BY CAM PARKER
SYDNEY — Recent allegations of left-wing bias at the Australian Broadcasting Corporation are little more than justifications for greater political interference by the federal Coalition government.
The big-business newspapers have attacked the ABC (or the "baby-boomer worker collective" according to one journalistic wit) for its "neo-Marxist, soda-water radicalism". The Melbourne Herald Sun's Andrew Bolt whinged about how Radio National's AM and PM programs need balance by the addition of the views of civilised conservatives.
The Sydney Morning Herald's P.P. McGuiness, in his November 2 column, went further, claiming, "'independence' when applied to the ABC is code for a particular set of values and prejudices, which include contempt for ... the present prime minister, hatred of business and a whole suite of 'progressive' policy positions".
Such complaints are not new nor original. Former Labor prime minister Paul Keating called the national broadcaster "the most self-indulgent and self-interested outfit in the country".
These attempts to marginalise the ABC are designed to legitimise further cuts to news and current affairs by ABC management. These allegations — not backed by evidence — attempt to paint a picture of an ABC controlled by a self-interested group of left-wing whingers.
What better way to blunt criticism of government attacks on migrant rights, funding to childcare centres, unjust fines on welfare recipients or rising petrol prices than to shoot the messenger? Complaints that PM is too long (at 50 minutes) or that the ABC television's current affairs is irrelevant and biased exposes politicians' discomfit at having their policies and actions scrutinised.
An inquisitive, independently minded media that reaches a national audience is their enemy. Journalists who analyse issues and seek a broad range of opinions (as ABC editorial guidelines specify) put "us" in danger!
Who's the boss?
All this diverts attention from the real and regular perpetrators of political interference — federal Coalition and Labor governments.
Almost overnight, virtually every right-wing politician has become a self-appointed ABC television and radio programmer. Eighteen federal National Party MPs met with ABC managing director Jonathan Shier two weeks ago; they emerged placated by Shier's assurances that their pet programs would not be harmed by the cuts their own government imposed only months earlier.
Federal communications minister Richard Alston even said the ABC should drop its "esoteric" programs and increase its audience share instead of asking for more money.
The government should be made accountable for its cuts to the ABC, and should face the political consequences. It is not good enough to claim, as Alston does, "the ABC runs the ABC".

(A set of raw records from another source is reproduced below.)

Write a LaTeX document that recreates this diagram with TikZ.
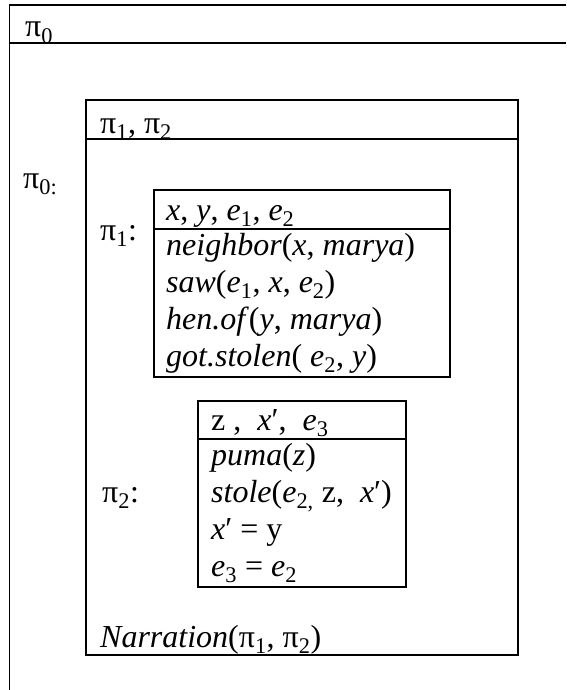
\documentclass[tikz,border=0pt]{standalone}
\usepackage{fontspec}
\setmainfont{Liberation Serif}
\newcommand\sbs[1]{\textsubscript{#1}}
\begin{document}
\begin{tikzpicture}[x=1pt,y=-1pt,
  frame/.style={line width=1.8pt, line cap=rect},
  txt/.style={anchor=base west, inner sep=0pt, font=\fontsize{32}{37}\selectfont}]
\useasboundingbox (0,0) rectangle (566,690);
% outer box pi_0 (extends beyond the picture)
\draw[frame,line cap=butt] (566,5) -- (9.5,5) -- (9.5,690);
\draw[frame,line cap=butt] (9.5,43) -- (566,43);
% middle box
\draw[frame] (86,100) rectangle (518,655);
\draw[frame] (86,139) -- (518,139);
% pi_1 box
\draw[frame] (154,190) rectangle (450,377);
\draw[frame] (154,229) -- (450,229);
% pi_2 box
\draw[frame] (198,401) rectangle (406,587);
\draw[frame] (198,439) -- (406,439);
% texts
\node[txt] (h0) at (25,37) {π\sbs{0}};
\node[txt] (l0) at (23,188) {π\sbs{0:}};
\node[txt] (h12) at (100,133) {π\sbs{1}, π\sbs{2}};
\node[txt] (l1) at (100,240) {π\sbs{1}:};
\node[txt] (l2) at (102,502) {π\sbs{2}:};
% pi_1 content
\node[txt] (a0) at (166,220) {\textit{x}, \textit{y}, \textit{e}\sbs{1}, \textit{e}\sbs{2}};
\node[txt] (a1) at (166,255) {\textit{neighbor}(\textit{x}, \textit{marya})};
\node[txt] (a2) at (166,292) {\textit{saw}(\textit{e}\sbs{1}, \textit{x}, \textit{e}\sbs{2})};
\node[txt] (a3) at (166,329) {\textit{hen.of}(\textit{y}, \textit{marya})};
\node[txt] (a4) at (166,366) {\textit{got.stolen}( \textit{e}\sbs{2}, \textit{y})};
% pi_2 content
\node[txt] (b0) at (211,430) {z ,\ \ \textit{x}′,\ \ \textit{e}\sbs{3}};
\node[txt] (b1) at (211,465) {\textit{puma}(\textit{z})};
\node[txt] (b2) at (211,502) {\textit{stole}(\textit{e}\sbs{2,} z,\ \ \textit{x}′)};
\node[txt] (b3) at (211,539) {\textit{x}′ = y};
\node[txt] (b4) at (211,576) {\textit{e}\sbs{3} = \textit{e}\sbs{2}};
% relation
\node[txt] (nar) at (100,647) {\textit{Narration}(π\sbs{1}, π\sbs{2})};
\end{tikzpicture}
\end{document}
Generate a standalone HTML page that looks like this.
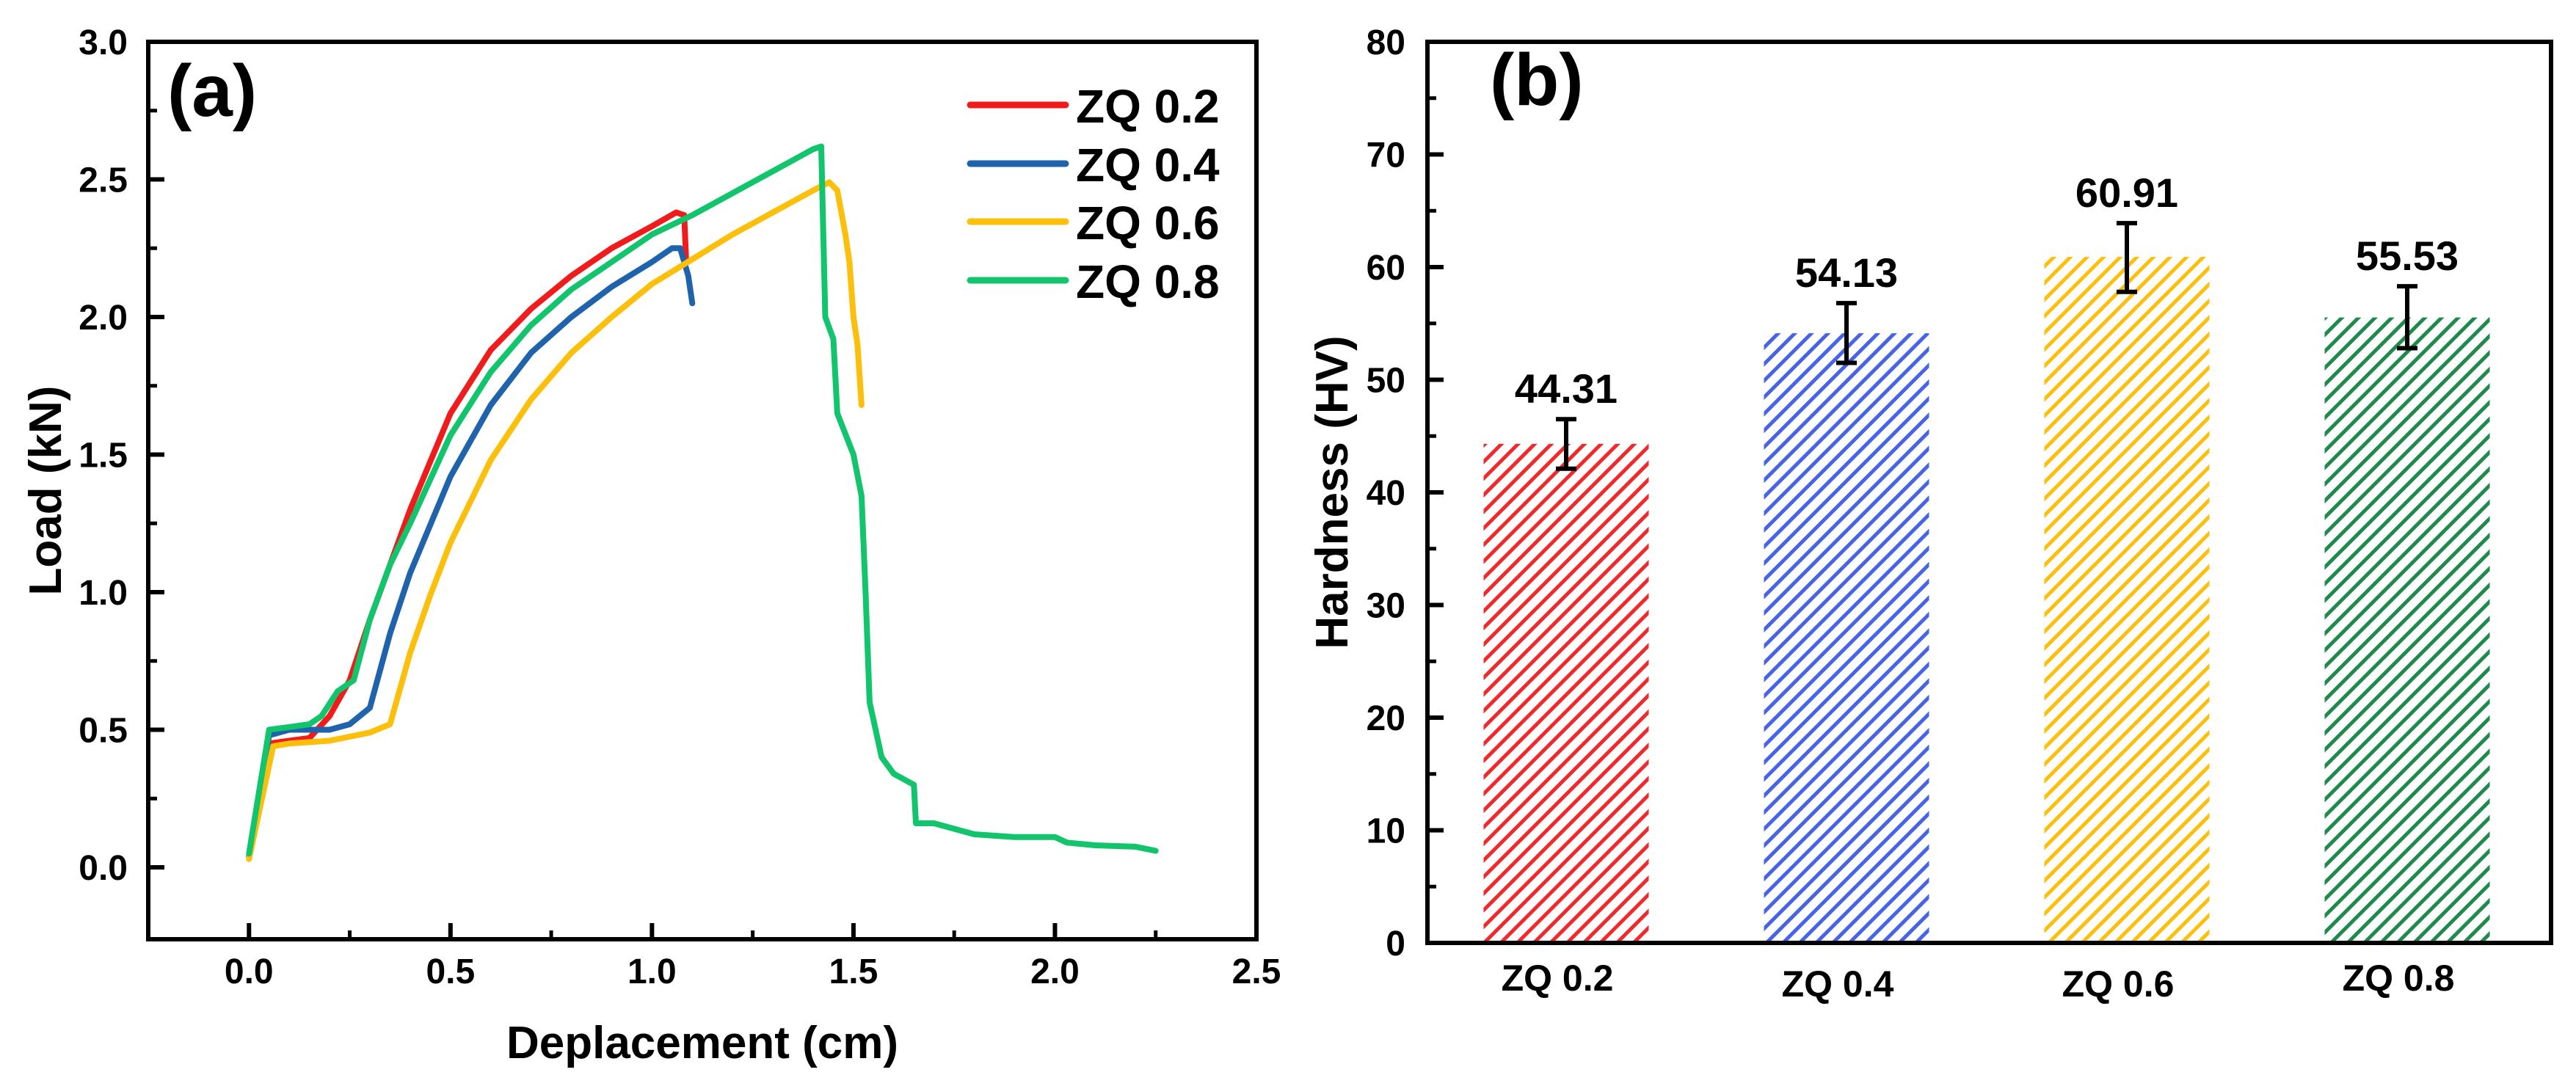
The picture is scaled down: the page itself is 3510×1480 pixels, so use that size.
<!DOCTYPE html>
<html><head><meta charset="utf-8"><style>
body{margin:0;background:#fff}
svg{display:block;font-family:"Liberation Sans",Arial,sans-serif;font-weight:bold}
</style></head><body>
<svg id="fig" width="3510" height="1480" viewBox="0 0 3510 1480" xmlns="http://www.w3.org/2000/svg">
<defs>
<pattern id="h-red" patternUnits="userSpaceOnUse" width="16" height="16" patternTransform="rotate(-45)"><rect x="0" y="0" width="16" height="5" fill="#f0292d"/></pattern>
<pattern id="h-blue" patternUnits="userSpaceOnUse" width="16" height="16" patternTransform="rotate(-45)"><rect x="0" y="0" width="16" height="5" fill="#4763e6"/></pattern>
<pattern id="h-yellow" patternUnits="userSpaceOnUse" width="16" height="16" patternTransform="rotate(-45)"><rect x="0" y="0" width="16" height="5" fill="#fbbf0c"/></pattern>
<pattern id="h-green" patternUnits="userSpaceOnUse" width="16" height="16" patternTransform="rotate(-45)"><rect x="0" y="0" width="16" height="5" fill="#1e8a4c"/></pattern>
</defs>
<g id="pa"></g>
<g id="pb"></g>
</svg>
<script>
// Panel (a) data
const seriesNames = ["ZQ 0.2","ZQ 0.4","ZQ 0.6","ZQ 0.8"];
const seriesColors = ["#f01c1c","#1f63ad","#fcbf0c","#12c46c"];
const zq02 = [[0,0.04],[0.05,0.45],[0.1,0.46],[0.15,0.47],[0.2,0.55],[0.25,0.68],[0.3,0.9],[0.35,1.1],[0.4,1.3],[0.5,1.65],[0.6,1.88],[0.7,2.03],[0.8,2.15],[0.9,2.25],[1.0,2.33],[1.06,2.38],[1.08,2.37],[1.085,2.2]];
const zq04 = [[0,0.04],[0.05,0.48],[0.1,0.5],[0.2,0.5],[0.25,0.52],[0.3,0.58],[0.35,0.85],[0.4,1.07],[0.5,1.42],[0.6,1.68],[0.7,1.87],[0.8,2.0],[0.9,2.11],[1.0,2.2],[1.05,2.25],[1.07,2.25],[1.09,2.15],[1.1,2.05]];
const zq06 = [[0,0.03],[0.06,0.44],[0.1,0.45],[0.2,0.46],[0.3,0.49],[0.35,0.52],[0.4,0.78],[0.45,0.99],[0.5,1.18],[0.6,1.48],[0.7,1.7],[0.8,1.87],[0.9,2.0],[1.0,2.12],[1.1,2.21],[1.2,2.3],[1.3,2.38],[1.4,2.46],[1.44,2.49],[1.46,2.46],[1.48,2.3],[1.49,2.2],[1.5,2.0],[1.51,1.9],[1.52,1.68]];
const zq08 = [[0,0.05],[0.05,0.5],[0.1,0.51],[0.15,0.52],[0.18,0.55],[0.22,0.64],[0.26,0.68],[0.3,0.9],[0.35,1.1],[0.4,1.25],[0.5,1.57],[0.6,1.8],[0.7,1.97],[0.8,2.1],[0.9,2.2],[1.0,2.3],[1.1,2.37],[1.2,2.45],[1.3,2.53],[1.4,2.61],[1.42,2.62],[1.43,2.0],[1.45,1.92],[1.46,1.65],[1.5,1.5],[1.52,1.35],[1.53,1.0],[1.54,0.6],[1.57,0.4],[1.6,0.34],[1.65,0.3],[1.655,0.16],[1.7,0.16],[1.8,0.12],[1.9,0.11],[2.0,0.11],[2.03,0.09],[2.1,0.08],[2.2,0.075],[2.25,0.06]];
const xTicksA = ["0.0","0.5","1.0","1.5","2.0","2.5"];
const yTicksA = ["0.0","0.5","1.0","1.5","2.0","2.5","3.0"];
// Panel (b) data
const categories = ["ZQ 0.2","ZQ 0.4","ZQ 0.6","ZQ 0.8"];
const hardness = [44.31,54.13,60.91,55.53];
const errLow = [42.1,51.5,57.8,52.8];
const errHigh = [46.5,56.8,63.9,58.3];
const barFills = ["url(#h-red)","url(#h-blue)","url(#h-yellow)","url(#h-green)"];
const yTicksB = ["0","10","20","30","40","50","60","70","80"];

const NS="http://www.w3.org/2000/svg";
function mk(parent,tag,attrs,text){const e=document.createElementNS(NS,tag);for(const k in attrs)e.setAttribute(k,attrs[k]);if(text!==undefined)e.textContent=text;parent.appendChild(e);return e;}

// ---- Panel A
const pa=document.getElementById('pa');
const A={l:202,r:1712,t:57,b:1280,x0:-0.25,x1:2.5,y1:3.0};
A.y0 = 3.0 - (A.b-A.t)/375;
const ax=v=>A.l+(v-A.x0)/(A.x1-A.x0)*(A.r-A.l);
const ay=v=>A.b-(v-A.y0)/(A.y1-A.y0)*(A.b-A.t);
const allSeries=[zq02,zq04,zq06,zq08];
allSeries.forEach((s,i)=>{
  const p=mk(pa,'polyline',{points:s.map(d=>ax(d[0]).toFixed(1)+','+ay(d[1]).toFixed(1)).join(' '),fill:'none',stroke:seriesColors[i],'stroke-width':8,'stroke-linejoin':'round','stroke-linecap':'round'});
  
  
});
let fr=mk(pa,'rect',{x:A.l,y:A.t,width:A.r-A.l,height:A.b-A.t,fill:'none',stroke:'#000','stroke-width':6});


yTicksA.forEach(t=>{
  const v=parseFloat(t),y=ay(v);
  mk(pa,'line',{x1:A.l,x2:A.l+22,y1:y,y2:y,stroke:'#000','stroke-width':6});
  const m=ay(v+0.25); if(v<3) mk(pa,'line',{x1:A.l,x2:A.l+12,y1:m,y2:m,stroke:'#000','stroke-width':5});
  const tx=mk(pa,'text',{x:A.l-28,y:y+17,'text-anchor':'end','font-size':48},t);
  
  
});
xTicksA.forEach(t=>{
  const v=parseFloat(t),x=ax(v);
  mk(pa,'line',{x1:x,x2:x,y1:A.b,y2:A.b-22,stroke:'#000','stroke-width':6});
  const m=ax(v-0.25); mk(pa,'line',{x1:m,x2:m,y1:A.b,y2:A.b-12,stroke:'#000','stroke-width':5});
  const tx=mk(pa,'text',{x:x,y:1340,'text-anchor':'middle','font-size':48},t);
  
  
});
let t1=mk(pa,'text',{x:(A.l+A.r)/2,y:1442,'text-anchor':'middle','font-size':62},'Deplacement (cm)');


let t2=mk(pa,'text',{x:0,y:0,transform:'translate(83,'+((A.t+A.b)/2)+') rotate(-90)','text-anchor':'middle','font-size':62},'Load (kN)');


let la=mk(pa,'text',{x:228,y:158,'font-size':100},'(a)');


const legY=[143,223,302,382];
seriesNames.forEach((n,i)=>{
  const g=mk(pa,'g',{});
  
  
  mk(g,'line',{x1:1322,x2:1452,y1:legY[i],y2:legY[i],stroke:seriesColors[i],'stroke-width':9,'stroke-linecap':'round'});
  mk(g,'text',{x:1466,y:legY[i]+24,'font-size':64},n);
});

// ---- Panel B
const pb=document.getElementById('pb');
const B={l:1945,r:3476,t:57,b:1285,y0:0,y1:80};
const by=v=>B.b-(v-B.y0)/(B.y1-B.y0)*(B.b-B.t);
const bx=i=>2134+i*382;
const bw=225;
categories.forEach((c,i)=>{
  const r=mk(pb,'rect',{x:bx(i)-bw/2,y:by(hardness[i]),width:bw,height:B.b-by(hardness[i]),fill:barFills[i]});
  
  
  const g=mk(pb,'g',{stroke:'#000','stroke-width':6});
  
  
  mk(g,'line',{x1:bx(i),x2:bx(i),y1:by(errLow[i]),y2:by(errHigh[i])});
  mk(g,'line',{x1:bx(i)-14,x2:bx(i)+14,y1:by(errLow[i]),y2:by(errLow[i])});
  mk(g,'line',{x1:bx(i)-14,x2:bx(i)+14,y1:by(errHigh[i]),y2:by(errHigh[i])});
  const vl=mk(pb,'text',{x:bx(i),y:by(errHigh[i])-22,'text-anchor':'middle','font-size':56},hardness[i].toFixed(2));
  
  
  const cl=mk(pb,'text',{x:bx(i)-12,y:(i===1||i===2?1358:1350),'text-anchor':'middle','font-size':50},c);
  
  
});
let fb=mk(pb,'rect',{x:B.l,y:B.t,width:B.r-B.l,height:B.b-B.t,fill:'none',stroke:'#000','stroke-width':6});


yTicksB.forEach(t=>{
  const v=parseFloat(t),y=by(v);
  mk(pb,'line',{x1:B.l,x2:B.l+22,y1:y,y2:y,stroke:'#000','stroke-width':6});
  if(v<80){const m=by(v+5);mk(pb,'line',{x1:B.l,x2:B.l+12,y1:m,y2:m,stroke:'#000','stroke-width':5});}
  const tx=mk(pb,'text',{x:B.l-30,y:y+17,'text-anchor':'end','font-size':48},t);
  
  
});
let t3=mk(pb,'text',{x:0,y:0,transform:'translate(1836,'+((B.t+B.b)/2)+') rotate(-90)','text-anchor':'middle','font-size':62},'Hardness (HV)');


let lb=mk(pb,'text',{x:2030,y:143,'font-size':100},'(b)');


</script>
</body></html>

These cuts attack one of the last media organisations that provide a service rather than simply broadcast Polyfilla in a wall of advertising. The ABC bucks the commercial monopoly media trend: to downgrade editorial content, which cuts costs, and increases advertising space, which boosts profits.
Because the ABC is popular, influential and perceived to be free from corporate interests, governments seek to control and, at worst, silence it. Governments appoint "their" people to the ABC board. Accusations of bias are hypocritical.
Prime Minister John Howard's government's stacking of the ABC board continues the long Labor and conservative government tradition, since 1932, of interference with the workings of the national broadcaster, reinforced since 1988 by an unhealthy dose of budget cuts.
Self-censorship
The current round of cuts to ABC news and current affairs — 3.2% of its budget, and at least 100 jobs — undermines the ABC's ability to uphold editorial standards. Almost daily complaints by big party officials, and campaigns of spamming newspaper letters to the editor pages, has created an atmosphere of self-censorship within the ABC.
The value of an ABC news story is becoming determined not by how well it informs and helps explain events but by whether it pleases a higher authority. This is not journalism; it is propaganda.
The Howard government and future governments should have their hands taken off the ABC. An important public institution, cherished by many people for not being a marketing tool for private corporate interests, is being politically corrupted.
An independent public inquiry is urgently needed to examine political interference in the ABC. This inquiry must examine and expose government control of the ABC's funding and management. It must go further, and provide alternative models of public funding and genuine democratic control. Only then will we have a truely independent ABC.